How to Use Technical Indicators
Understanding Average Dynamic Trend Model
What is ADTM?
Average Dynamic Trend Model, or ADTM, is a technical indicator that measures market sentiment by comparing the magnitude of opening price movements. It assesses the difference between the upward and downward fluctuations from the previous day's opening price.
How is it calculated?
DTM (Dynamic Trading Measure) Calculation:
If today's opening price ≤ yesterday's opening price, then DTM = 0.
If today's opening price > yesterday's opening price, then DTM = max((today's highest price - today's opening price), (today's opening price - yesterday's opening price)).
DBM (Dynamic Bottom Measure) Calculation:
If today's opening price ≥ yesterday's opening price, then DBM = 0.
If today's opening price < yesterday's opening price, then DBM = max((today's opening price - today's lowest price), (today's opening price - yesterday's opening price)).
DTM and DBM
STM (Summed Trading Measure) = Sum of DTM over the past 'n' days.
SBM (Summed Bottom Measure) = Sum of DBM over the past 'n' days.
DTM and DBM reflect the market's buying and selling pressure, respectively.
ADTM Calculation:
If STM > SBM, then ADTM = (STM - SBM) / STM.
If STM < SBM, then ADTM = (STM - SBM) / SBM.
If STM = SBM, then ADTM = 0.
ADTMMA (ADTM Moving Average) Calculation:
ADTMMA = 'm'-day simple moving average of ADTM.
Parameter Settings:
Set 'n' (the summation period) to 23 days.

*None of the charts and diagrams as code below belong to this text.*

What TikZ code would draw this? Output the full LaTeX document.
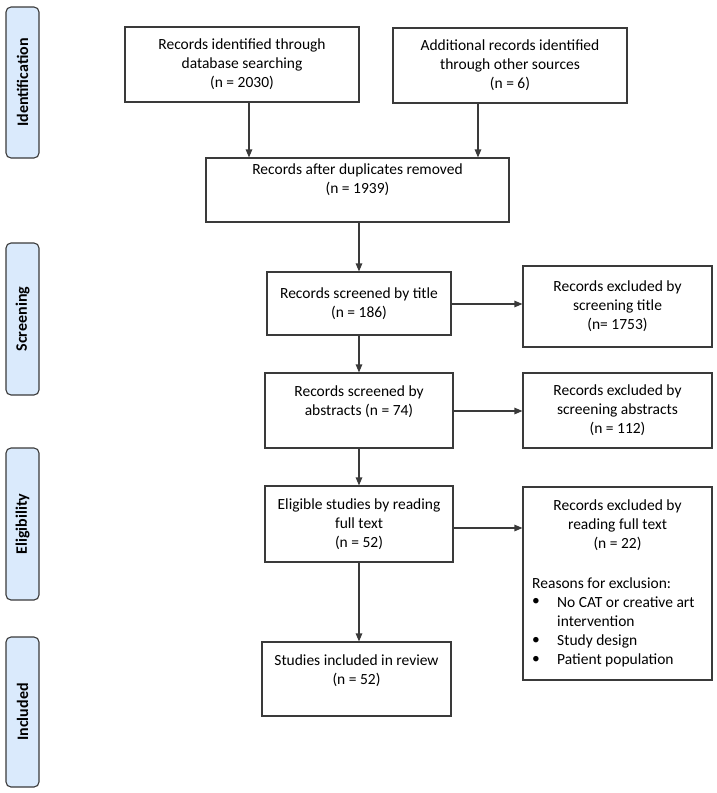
\documentclass[tikz,border=0pt]{standalone}
\usepackage{fontspec}
\setmainfont{Carlito}
\usetikzlibrary{arrows.meta,positioning}
\definecolor{lineg}{HTML}{3A3A3A}
\definecolor{sidefill}{HTML}{DAEAFC}
\tikzset{
  box/.style={draw=lineg, line width=1.1pt, align=center, inner sep=0pt,
    font=\fontsize{15.5}{19}\selectfont},
  side/.style={draw=lineg, line width=1.1pt, fill=sidefill, rounded corners=5pt,
    rotate=90, minimum height=33pt, inner sep=0pt,
    font=\fontsize{16}{18}\selectfont\bfseries},
  txt/.style={inner sep=0pt, font=\fontsize{15.5}{19}\selectfont},
  arr/.style={draw=lineg, line width=1.1pt, -{Triangle[length=8pt,width=6.5pt]}}
}
\begin{document}
\begin{tikzpicture}[x=1pt,y=-1pt]
\useasboundingbox (0,0) rectangle (717,793);
% side labels
\node[side, minimum width=151pt] (sid) at (22.5,82.5) {Identification};
\node[side, minimum width=152pt] (sscr) at (22.5,319) {Screening};
\node[side, minimum width=152pt] (selig) at (22.5,524) {Eligibility};
\node[side, minimum width=150pt] (sinc) at (22.5,712) {Included};
% boxes
\node[box, minimum width=234pt, minimum height=75pt] (b1) at (242,64.5)
  {Records identified through\\database searching\\(n = 2030)};
\node[box, minimum width=234pt, minimum height=75pt] (b2) at (510,65.5)
  {Additional records identified\\through other sources\\(n = 6)};
\node[box, minimum width=303pt, minimum height=64pt] (b3) at (357.5,190)
  {Records after duplicates removed\\(n = 1939)\\[3pt]};
\node[box, minimum width=184pt, minimum height=63pt] (b4) at (359,303.5)
  {Records screened by title\\(n = 186)};
\node[box, minimum width=189pt, minimum height=81pt] (e1) at (617.5,306.5)
  {Records excluded by\\screening title\\(n= 1753)};
\node[box, minimum width=188pt, minimum height=75pt] (b5) at (359,410.5)
  {Records screened by\\abstracts (n = 74)\\\mbox{}};
\node[box, minimum width=189pt, minimum height=75pt] (e2) at (617.5,410.5)
  {Records excluded by\\screening abstracts\\(n = 112)};
\node[box, minimum width=188pt, minimum height=76pt] (b6) at (359,524)
  {Eligible studies by reading\\full text\\(n = 52)};
\node[box, minimum width=189pt, minimum height=193pt] (e3) at (617.5,583.5) {};
\node[box, minimum width=189pt, minimum height=74pt] (b7) at (356.5,679)
  {Studies included in review\\(n = 52)\\\mbox{}};
% text inside e3
\node[txt, align=center, anchor=north] (e3t) at ([yshift=-13pt]e3.north)
  {Records excluded by\\reading full text\\(n = 22)};
\node[txt, anchor=west] (e3r) at (532,583) {Reasons for exclusion:};
\node[txt, anchor=center] (e3b1) at (536,602) {\textbullet};
\node[txt, anchor=west] (e3i1) at (557,602) {No CAT or creative art};
\node[txt, anchor=west] (e3i1b) at (557,621) {intervention};
\node[txt, anchor=center] (e3b2) at (536,641) {\textbullet};
\node[txt, anchor=west] (e3i2) at (557,641) {Study design};
\node[txt, anchor=center] (e3b3) at (536,660) {\textbullet};
\node[txt, anchor=west] (e3i3) at (557,660) {Patient population};
% arrows
\draw[arr] ([xshift=7pt]b1.south) -- ([xshift=7pt]b1.south |- b3.north);
\draw[arr] ([xshift=-32pt]b2.south) -- ([xshift=-32pt]b2.south |- b3.north);
\draw[arr] (b3.south -| b4.north) -- (b4.north);
\draw[arr] (b4.south) -- (b4.south |- b5.north);
\draw[arr] (b5.south) -- (b5.south |- b6.north);
\draw[arr] (b6.south) -- (b6.south |- b7.north);
\draw[arr] ([yshift=-0.5pt]b4.east) -- ([yshift=-0.5pt]b4.east -| e1.west);
\draw[arr] ([yshift=-0.5pt]b5.east) -- ([yshift=-0.5pt]b5.east -| e2.west);
\draw[arr] ([yshift=-4pt]b6.east) -- ([yshift=-4pt]b6.east -| e3.west);
\end{tikzpicture}
\end{document}
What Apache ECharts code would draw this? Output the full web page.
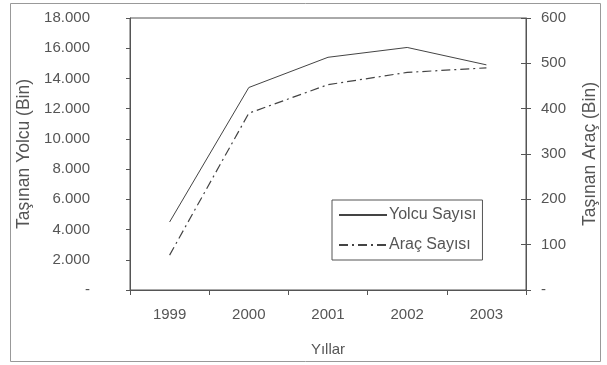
<!DOCTYPE html>
<html><head><meta charset="utf-8">
<script src="https://cdn.jsdelivr.net/npm/echarts@6/dist/echarts.min.js"></script>
<style>html,body{margin:0;padding:0;background:#fff}#c{width:607px;height:365px}</style>
</head><body><div id="c"></div>
<script>
var years = ['1999','2000','2001','2002','2003'];
var yolcu = [4500, 13400, 15400, 16050, 14900];
var arac = [77, 390, 453, 480, 490];
var leftTicks = {min:0, max:18000, interval:2000};
var rightTicks = {min:0, max:600, interval:100};

var FONT = '"Liberation Sans", Arial, sans-serif';
var TXT = '#555';
var AX = '#555';
function fmtLeft(v){ if(v===0) return '-'; var s=String(v); return s.replace(/\B(?=(\d{3})+(?!\d))/g,'.'); }
function fmtRight(v){ return v===0 ? '-' : String(v); }

var chart = echarts.init(document.getElementById('c'), null, {renderer:'canvas'});
chart.setOption({
  animation:false,
  backgroundColor:'#fff',
  textStyle:{fontFamily:FONT},
  graphic:[{type:'rect', shape:{x:10.5,y:3.5,width:590,height:358}, style:{fill:null, stroke:'#999', lineWidth:1}, silent:true}],
  grid:{left:130, right:79, top:18, bottom:75, show:true, borderColor:AX, borderWidth:1, backgroundColor:'transparent'},
  legend:{
    orient:'vertical', left:332, top:200, padding:[7,6],
    itemWidth:48, itemHeight:14, itemGap:14,
    borderColor:'#555', borderWidth:1,
    itemStyle:{opacity:0},
    textStyle:{fontFamily:FONT, fontSize:16, color:TXT, padding:[0,0,0,-3]},
    data:[{name:'Yolcu Sayısı'},{name:'Araç Sayısı'}]
  },
  xAxis:{
    type:'category', data:years, boundaryGap:true,
    name:'Yıllar', nameLocation:'middle', nameGap:52,
    nameTextStyle:{fontFamily:FONT, fontSize:15, color:TXT},
    axisLine:{lineStyle:{color:AX}},
    axisTick:{show:true, length:5, lineStyle:{color:AX}},
    axisLabel:{fontFamily:FONT, fontSize:15, color:TXT, margin:17},
    splitLine:{show:false}
  },
  yAxis:[
    {type:'value', position:'left', min:leftTicks.min, max:leftTicks.max, interval:leftTicks.interval,
     name:'Taşınan Yolcu (Bin)', nameLocation:'middle', nameGap:95, nameRotate:90,
     nameTextStyle:{fontFamily:FONT, fontSize:17.5, color:TXT},
     axisLine:{show:true, lineStyle:{color:AX}},
     axisTick:{show:true, length:4, lineStyle:{color:AX}},
     axisLabel:{fontFamily:FONT, fontSize:15, color:TXT, margin:40, formatter:fmtLeft},
     splitLine:{show:false}},
    {type:'value', position:'right', min:rightTicks.min, max:rightTicks.max, interval:rightTicks.interval,
     name:'Taşınan Araç (Bin)', nameLocation:'middle', nameGap:55, nameRotate:90,
     nameTextStyle:{fontFamily:FONT, fontSize:17.5, color:TXT},
     axisLine:{show:true, lineStyle:{color:AX}},
     axisTick:{show:true, length:5, lineStyle:{color:AX}},
     axisLabel:{fontFamily:FONT, fontSize:15, color:TXT, margin:15, formatter:fmtRight},
     splitLine:{show:false}},
    {type:'value', position:'right', min:rightTicks.min, max:rightTicks.max, interval:rightTicks.interval,
     axisLine:{show:false}, axisTick:{show:true, inside:true, length:5, lineStyle:{color:AX}},
     axisLabel:{show:false}, splitLine:{show:false}}
  ],
  series:[
    {name:'Yolcu Sayısı', type:'line', yAxisIndex:0, data:yolcu, symbol:'none', showSymbol:false,
     lineStyle:{color:'#444', width:1, type:'solid'}, itemStyle:{color:'#444'}},
    {name:'Araç Sayısı', type:'line', yAxisIndex:1, data:arac, symbol:'none', showSymbol:false,
     lineStyle:{color:'#444', width:1.2, type:[9,4,2,4]}, itemStyle:{color:'#444'}}
  ]
});
</script>
</body></html>
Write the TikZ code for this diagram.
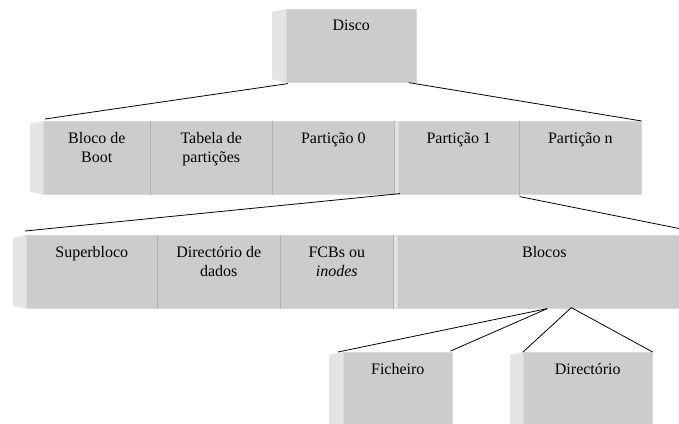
\documentclass[tikz,border=0pt]{standalone}
\usepackage{fontspec}
\setmainfont{Liberation Serif}
\definecolor{facegray}{HTML}{CCCCCC}
\definecolor{bevelgray}{HTML}{E4E4E4}
\definecolor{edgegray}{HTML}{DADADA}
\definecolor{sepdark}{HTML}{B0B0B0}
\tikzset{
  face/.style={rectangle, fill=facegray, draw=edgegray, line width=0.6pt, inner sep=0pt, anchor=north west},
  bevel/.style={fill=bevelgray},
  sepline/.style={draw=sepdark, line width=0.5pt},
  lbl/.style={font=\fontsize{16}{19}\selectfont, align=center, inner sep=0pt, anchor=north},
  link/.style={draw=black, line width=0.8pt},
}
\newcommand{\lblstrut}{\rule{0pt}{12pt}}
\begin{document}
\begin{tikzpicture}[x=1pt, y=-1pt]
\useasboundingbox (0,0) rectangle (679,423);
\clip (0,0) rectangle (679,423);

% ---- disk ----
\node[face, minimum width=130, minimum height=73] (disco) at (286,9) {};
\fill[bevel] ([shift={(-14,3)}]disco.north west) -- (disco.north west) -- (disco.south west) -- ([shift={(-14,-3)}]disco.south west) -- cycle;
\node[lbl] (discol) at ([yshift=-9.5pt]disco.north) {\lblstrut Disco};

% ---- disk layout ----
\node[face, minimum width=107, minimum height=73] (boot) at (43,121) {};
\node[face, minimum width=122, minimum height=73] (tabela) at (150,121) {};
\node[face, minimum width=122, minimum height=73] (part0) at (272,121) {};
\node[face, minimum width=121, minimum height=73] (part1) at (398,121) {};
\node[face, minimum width=122, minimum height=73] (partn) at (519,121) {};
\fill[bevel] ([shift={(-13,3)}]boot.north west) -- (boot.north west) -- (boot.south west) -- ([shift={(-13,-3)}]boot.south west) -- cycle;
\fill[bevel] (part0.north east) rectangle (part1.south west);
\draw[sepline] (tabela.north west) -- (tabela.south west);
\draw[sepline] (part0.north west) -- (part0.south west);
\draw[sepline] (part0.north east) -- (part0.south east);
\draw[sepline] (partn.north west) -- (partn.south west);
\node[lbl] (bootl)   at ([yshift=-10pt]boot.north)   {\lblstrut Bloco de\\Boot};
\node[lbl] (tabelal) at ([yshift=-10pt]tabela.north) {\lblstrut Tabela de\\partições};
\node[lbl] (part0l)  at ([yshift=-10pt]part0.north)  {\lblstrut Partição 0};
\node[lbl] (part1l)  at ([yshift=-10pt]part1.north)  {\lblstrut Partição 1};
\node[lbl] (partnl)  at ([yshift=-10pt]partn.north)  {\lblstrut Partição n};

% ---- partition layout ----
\node[face, minimum width=131, minimum height=73] (superb) at (26,235) {};
\node[face, minimum width=123, minimum height=73] (dirdados) at (157,235) {};
\node[face, minimum width=113, minimum height=73] (fcbs) at (280,235) {};
\node[face, minimum width=294, minimum height=73] (blocos) at (397,235) {};
\fill[bevel] ([shift={(-13,3)}]superb.north west) -- (superb.north west) -- (superb.south west) -- ([shift={(-13,-3)}]superb.south west) -- cycle;
\fill[bevel] (fcbs.north east) rectangle (blocos.south west);
\draw[sepline] (dirdados.north west) -- (dirdados.south west);
\draw[sepline] (fcbs.north west) -- (fcbs.south west);
\draw[sepline] (fcbs.north east) -- (fcbs.south east);
\node[lbl] (superbl)   at ([yshift=-10.5pt]superb.north)   {\lblstrut Superbloco};
\node[lbl] (dirdadosl) at ([yshift=-10.5pt]dirdados.north) {\lblstrut Directório de\\dados};
\node[lbl] (fcbsl)     at ([yshift=-10.5pt]fcbs.north)     {\lblstrut FCBs ou\\\textit{inodes}};
\node[lbl] (blocosl)   at ([yshift=-10.5pt]blocos.north)   {\lblstrut Blocos};

% ---- block contents ----
\node[face, minimum width=109, minimum height=80] (fich) at (343,352) {};
\node[face, minimum width=129, minimum height=80] (dirct) at (523,352) {};
\fill[bevel] ([shift={(-14,3)}]fich.north west) -- (fich.north west) -- (fich.south west) -- ([shift={(-14,-3)}]fich.south west) -- cycle;
\fill[bevel] ([shift={(-13,3)}]dirct.north west) -- (dirct.north west) -- (dirct.south west) -- ([shift={(-13,-3)}]dirct.south west) -- cycle;
\node[lbl] (fichl)  at ([yshift=-10.5pt]fich.north)  {\lblstrut Ficheiro};
\node[lbl] (dirctl) at ([yshift=-10.5pt]dirct.north) {\lblstrut Directório};

% ---- connectors ----
\draw[link] ([shift={(2,1)}]disco.south west) -- ([shift={(2,-2)}]boot.north west);
\draw[link] ([shift={(-8,0)}]disco.south east) -- (partn.north east);
\draw[link] ([shift={(2,-1)}]part1.south west) -- ([shift={(-1,-4)}]superb.north west);
\draw[link] ([shift={(0,2)}]part1.south east) -- ([shift={(0,-4)}]blocos.north east);
\coordinate (apexf) at ([xshift=3]blocos.south);
\coordinate (apexd) at ([shift={(27,-1)}]blocos.south);
\draw[link] (apexf) -- ([xshift=-5]fich.north west);
\draw[link] (apexf) -- ([shift={(-2,-1)}]fich.north east);
\draw[link] (apexd) -- (dirct.north west);
\draw[link] (apexd) -- (dirct.north east);
\end{tikzpicture}
\end{document}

Set 'm' (the moving average period) to 8 days.
How is it applied?
The ADTM oscillates within the range of +1 to -1.
A potential upward trend is indicated when ADTM crosses above the ADTMMA, and a potential downward trend is suggested when ADTM falls below the ADTMMA.
Note: This indicator should be used in conjunction with other indicators for a more comprehensive assistance in trading decisions.